Identifying the cause is not difficult. After guiding the series through its first successful season, Chris Carter handed over control to long-time collaborators Glen Morgan and James Wong. They took up the challenge and ran with the series, introducing some changes but basically keeping to the dark spirit of what came before. Despite the critical acclaim, ratings had started to decline in season one, perhaps because it was too dark, and some way through season two Wong and Morgan concluded that the series was unlikely to be renewed. Making the best of a bad lot they resolved to bring some closure to the series and ended the season with an apocalyptic plague that threatened to wipe out the world.
The unexpected renewal of the show saw the return of Chris Carter who was faced by an almost insurmountable problem. To a great extent, the show's effectiveness was the result of the horror and supernatural elements occurring against a backdrop of seeming normality. If Carter were to pick up where Morgan and Wong had left off, the nature of the show would shift from pre to post-apocalypse, moving away from any recognisable reality into realms of pure fantasy.
His solution was simply to ignore the climactic conclusion to season two, almost as if it didn't happen, thereby negating the plot line established over two seasons. And then, to make matters worse, he proceeded to re-cast the Millennium Group in a very sinister light, not so much revealing a previously hidden agenda as completely reinventing the Group and its members as evil. The Millennium Group in season three is fundamentally different from the organisation introduced in the first two seasons, but worse, what we learn of it in season three does not have its roots in season one: there's simply no believable continuity. The only remotely plausible explanation for this was that the Group had been corrupted over time by the very Evil that it set out to thwart, but by the end of season three it appears as if the group was always already evil.

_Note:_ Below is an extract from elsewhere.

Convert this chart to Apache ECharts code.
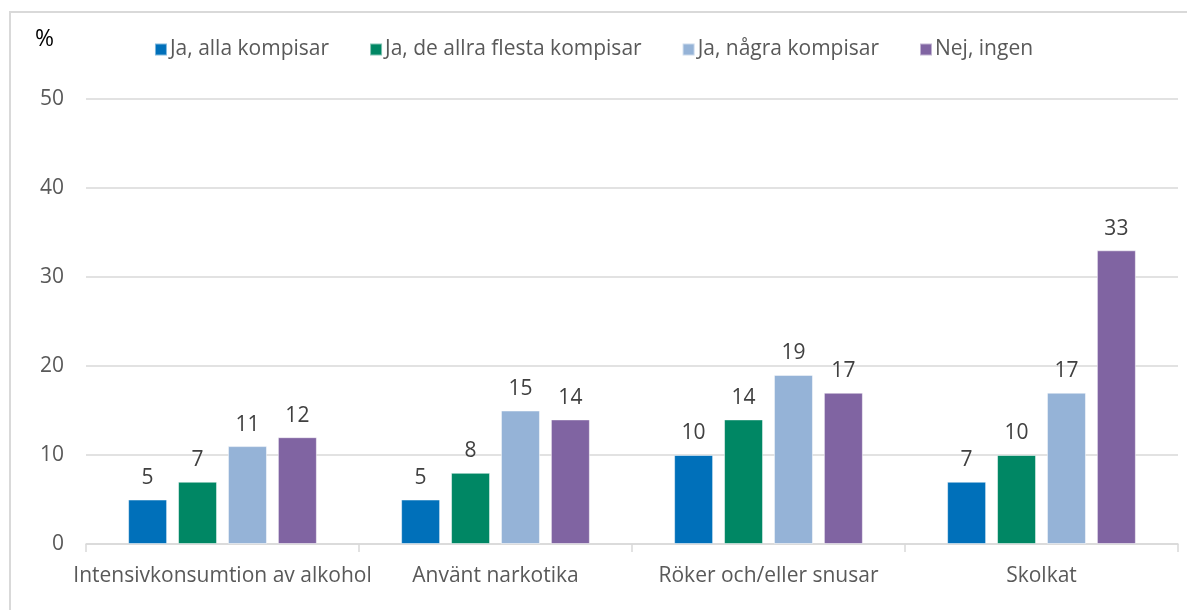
<!DOCTYPE html>
<html>
<head>
<meta charset="utf-8">
<script src="https://cdn.jsdelivr.net/npm/echarts@6/dist/echarts.min.js"></script>
<style>
  html, body { margin: 0; padding: 0; background: #fff; }
  #chart { width: 1187px; height: 610px; }
</style>
</head>
<body>
<div id="chart"></div>
<script>
// Andel (%) per beteende, uppdelat på hur många kompisar som gör samma sak
const categories = ['Intensivkonsumtion av alkohol', 'Använt narkotika', 'Röker och/eller snusar', 'Skolkat'];
const seriesNames = ['Ja, alla kompisar', 'Ja, de allra flesta kompisar', 'Ja, några kompisar', 'Nej, ingen'];
const allaKompisar = [5, 5, 10, 7];
const flestaKompisar = [7, 8, 14, 10];
const nagraKompisar = [11, 15, 19, 17];
const ingen = [12, 14, 17, 33];
const yTicks = [0, 10, 20, 30, 40, 50];

const colors = ['#0070BA', '#008764', '#95B3D7', '#8064A2'];
const values = [allaKompisar, flestaKompisar, nagraKompisar, ingen];
const fontFamily = '"Open Sans", Lato, sans-serif';

const chart = echarts.init(document.getElementById('chart'), null, { renderer: 'canvas' });

chart.setOption({
  animation: false,
  textStyle: { fontFamily: fontFamily },
  graphic: [
    {
      type: 'rect',
      shape: { x: 10, y: 12, width: 1200, height: 620 },
      style: { fill: 'none', stroke: '#d9d9d9', lineWidth: 2 },
      silent: true
    },
    {
      type: 'text',
      left: 35,
      top: 28,
      style: { text: '%', fill: '#000', font: '23px ' + fontFamily }
    }
  ],
  legend: {
    data: seriesNames,
    top: 34,
    left: 'center',
    itemWidth: 12,
    itemHeight: 12,
    itemGap: 40,
    icon: 'rect',
    textStyle: { color: '#595959', fontSize: 21, padding: [0, 0, 0, -2] }
  },
  grid: { left: 86, right: 9, top: 99, bottom: 66, containLabel: false },
  xAxis: {
    type: 'category',
    data: categories,
    axisLine: { lineStyle: { color: '#d9d9d9', width: 1.5 } },
    axisTick: { show: true, length: 8, lineStyle: { color: '#d9d9d9', width: 1.5 } },
    axisLabel: { color: '#595959', fontSize: 21, margin: 22, interval: 0 }
  },
  yAxis: {
    type: 'value',
    min: yTicks[0],
    max: yTicks[yTicks.length - 1],
    interval: 10,
    axisLine: { show: false },
    axisTick: { show: false },
    axisLabel: { color: '#595959', fontSize: 21, margin: 22 },
    splitLine: { lineStyle: { color: '#d9d9d9', width: 1.5 } }
  },
  series: seriesNames.map((name, i) => ({
    name: name,
    type: 'bar',
    data: values[i],
    barWidth: 39,
    barGap: '28%',
    itemStyle: { color: colors[i], borderColor: 'rgba(255,255,255,0.5)', borderWidth: 1 },
    label: {
      show: true,
      position: 'top',
      distance: 11,
      color: '#404040',
      fontSize: 21
    }
  }))
});
</script>
</body>
</html>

To wrap up then: is a movie based on Millennium feasible or pertinent even though Y2K has come and gone? With enough imagination and ingenuity, good writers might make it so (although the Millennium Group would probably end up looking like one of those cults which emerges a little sheepishly from their bunker the day after the world was supposed to end). But another question remains: on what version of the series would a movie be based? Because in the end there is an unbridgeable chasm between the first two seasons and the third.
Maybe it's best just to leave Millennium alone and to remember it sadly as the series that was almost perfect?